Friday, April 19, 2013

Precautionary Principle

The precautionary principle is the idea that new things should be forbidden until they are proven to be safe. It is opposed to our traditions of freedom, which say that people are innocent until proven guilty and should be allowed to do what they want unless the state can prove that they are harming others. It is also opposed to cost-benefit analysis, which says that things should only be forbidden if the likely harm is greater than the likely benefits.

The precautionary principle is closely tied to the human instincts of repugnance and disgust. People are far more likely to apply it to things that seem 'wrong' or 'bad'. Once something flips a mental switch, people enter a new mode of thinking where tolerance disappears and they become extremely conservative and suspicious. Rather than thinking about the new thing in a balanced way, they decide that the new thing is bad and demand impossible proof that it is harmless.

People are especially likely to apply the precautionary principle to food. There are good evolutionary reasons for this. The natural world is full of toxic substances that will kill or sicken someone who eats them. People who ate everything without question were less likely to pass on their genes than people who waited to make sure that the thing was safe before eating it.

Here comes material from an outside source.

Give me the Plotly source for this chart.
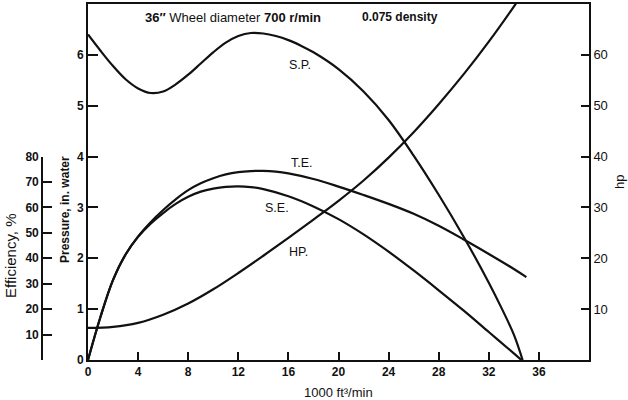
import plotly.graph_objects as go

# ---- data (flow in 1000 ft3/min) ----
sp_q = [0, 1, 2, 3, 4, 5, 6, 7, 8, 9, 10, 11, 12, 13, 14, 15, 16, 17, 18, 20, 22, 24, 26, 28, 30, 32, 33, 34, 34.7]
sp_val = [6.40, 6.08, 5.78, 5.52, 5.34, 5.25, 5.28, 5.42, 5.61, 5.83, 6.05, 6.24, 6.37, 6.43, 6.42, 6.37, 6.29,
          6.18, 6.05, 5.72, 5.28, 4.72, 4.02, 3.25, 2.42, 1.52, 1.03, 0.50, 0.0]

te_q = [0, 1, 2, 3, 4, 5, 6, 7, 8, 9, 10, 11, 12, 13, 14, 15, 16, 18, 20, 22, 24, 26, 28, 30, 32, 34, 35]
te_val = [0, 17, 31.5, 41.5, 48.6, 54.2, 59, 63.2, 66.8, 69.5, 71.5, 73, 73.9, 74.3, 74.4, 74.1, 73.4, 71.2,
          68.2, 64.9, 61.4, 57.5, 52.8, 47.4, 41.7, 35.8, 32.6]

se_q = [0, 1, 2, 3, 4, 5, 6, 7, 8, 9, 10, 11, 12, 13, 14, 16, 18, 20, 22, 24, 26, 28, 30, 32, 34, 34.6]
se_val = [0, 17, 31.5, 41.5, 48.4, 53.6, 57.8, 61.4, 64.2, 66.2, 67.4, 68.1, 68.3, 68.0, 67.2, 64.4, 60.4, 55.4,
          49.4, 42.6, 35.2, 27.4, 19.4, 11.0, 2.6, 0]

hp_q = [0, 2, 4, 6, 8, 10, 12, 14, 16, 18, 20, 22, 24, 26, 28, 30, 32, 34, 34.6]
hp_val = [6.3, 6.5, 7.3, 8.9, 11.1, 13.9, 17.1, 20.5, 24.0, 27.6, 31.3, 35.3, 39.8, 44.8, 50.3, 56.2, 62.6,
          69.5, 71.7]

x_ticks = [0, 4, 8, 12, 16, 20, 24, 28, 32, 36]
p_ticks = [0, 1, 2, 3, 4, 5, 6]
hp_ticks = [10, 20, 30, 40, 50, 60]
eff_ticks = [0, 10, 20, 30, 40, 50, 60, 70, 80]
eff_text = ["", "10", "20", "30", "40", "50", "60", "70", "80"]

curve_labels = [("S.P.", 16.9, 5.80), ("T.E.", 17.1, 3.87), ("S.E.", 15.1, 2.99), ("HP.", 16.8, 2.12)]

# ---- layout helpers (pixel -> paper) ----
ML, MR, MT, MB = 40, 39, 4, 40
W, H = 628, 400
PW, PH = W - ML - MR, H - MT - MB


def px(xp):
    return (xp - ML) / PW


def py(yp):
    return (H - MB - yp) / PH


INK = "#111111"
FONT = "Liberation Sans, Arial, Helvetica, sans-serif"

fig = go.Figure()
line = dict(color=INK, width=2.2, shape="spline", smoothing=1.0)
fig.add_trace(go.Scatter(x=sp_q, y=sp_val, mode="lines", line=line, xaxis="x", yaxis="y", name="S.P."))
fig.add_trace(go.Scatter(x=hp_q, y=hp_val, mode="lines", line=line, xaxis="x", yaxis="y2", name="HP"))
fig.add_trace(go.Scatter(x=te_q, y=te_val, mode="lines", line=line, xaxis="x", yaxis="y3", name="T.E."))
fig.add_trace(go.Scatter(x=se_q, y=se_val, mode="lines", line=line, xaxis="x", yaxis="y3", name="S.E."))

axis_common = dict(showgrid=False, zeroline=False, showline=True, linecolor=INK, linewidth=1.6,
                   tickcolor=INK, tickwidth=1.5, ticks="inside", automargin=False)

fig.update_layout(
    width=W, height=H,
    margin=dict(l=ML, r=MR, t=MT, b=MB, autoexpand=False),
    paper_bgcolor="white", plot_bgcolor="rgba(0,0,0,0)",
    showlegend=False,
    font=dict(family=FONT, color=INK),
    xaxis=dict(domain=[px(88), 1], range=[0, 40], tickvals=x_ticks, ticklen=8, mirror=True, anchor="y",
               tickfont=dict(size=12, weight="bold"), **axis_common),
    yaxis=dict(range=[0, 7], tickvals=p_ticks, ticklen=10, anchor="x",
               tickfont=dict(size=12, weight="bold"), **axis_common),
    yaxis2=dict(range=[0, 70], tickvals=hp_ticks, ticklen=8, overlaying="y", side="right", anchor="x",
                tickfont=dict(size=13), **axis_common),
    yaxis3=dict(domain=[0, 4 / 7], range=[0, 80], tickvals=eff_ticks, ticktext=eff_text, ticklen=9,
                anchor="free", position=px(42), side="left",
                tickfont=dict(size=12, weight="bold"), **axis_common),
)

ann = []


def note(text, xp, yp, size, angle=0, xanchor="center"):
    ann.append(dict(text=text, x=px(xp), y=py(yp), xref="paper", yref="paper", textangle=angle,
                    xanchor=xanchor, yanchor="middle", showarrow=False, font=dict(size=size)))


note("Efficiency, %", 11, 256, 15, -90)
note("<b>Pressure, in. water</b>", 65, 210, 12, -90)
note("hp", 619, 182, 13, -90)
note("1000 ft³/min", 338, 392, 13)
note("<b>36″</b> Wheel diameter <b>700 r/min</b>", 143, 17, 13, xanchor="left")
note("<b>0.075 density</b>", 360, 17, 12, xanchor="left")
for txt, qx, pv in curve_labels:
    ann.append(dict(text=txt, x=qx, y=pv, xref="x", yref="y", xanchor="center", yanchor="middle",
                    showarrow=False, font=dict(size=12.5)))
fig.update_layout(annotations=ann)

fig.write_html("out.html", config={"displayModeBar": False},
               post_script="document.body.style.margin='0px';")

Like many instinctive behaviors, the precautionary principle leads to bad results in the modern world. The benefits of modern civilization that have allowed us to escape from the nasty, brutish, and short lives of our ancestors come from scientific innovation. The precautionary principle makes this innovation much harder. Most of the good things of civilization have some kind of associated harm. Sometimes the harm is small, and sometimes the harm is significant, but it is usually much smaller than the benefits. If our ancestors had applied the precautionary principle to every innovation, we would still be in the dark ages.

Sometimes the benefits are hard to see, and the harms are obvious. For example, agricultural chemicals make fresh vegetables cheaper, which allows more people to eat vegetables more often, which improves the diet and delivers small health benefits to large numbers of people. However, those same chemicals cause some people to get cancer. The health benefits from the cheaper vegetables are several orders of magnitude larger than the harm done by the cancer, but the cancer is much more visible, so people pay more attention to it.

The tools of science can give us good estimates of how much harm something is likely to cause. Because all good science deals with probabilities and not certainties, it is impossible to prove that something will have zero harm. Even if we predict some harm, we may also predict that the benefits are likely to be much larger than the harm. In both of these situations, a scientific cost-benefit analysis will say to do something, while the precautionary principle will say not to.

However, the precautionary principle makes better stories and narratives than science, because it is closer to human instincts. It feels more moral for people to apply the precautionary principle than to crunch numbers. Often, these feelings are what drive policy. People trust their instincts instead of the scientific method, and stop or delay new technologies. The end result of this is that we are stuck with old and inefficient ways of doing things, wasting valuable resources that could be used to improve our lives and our society.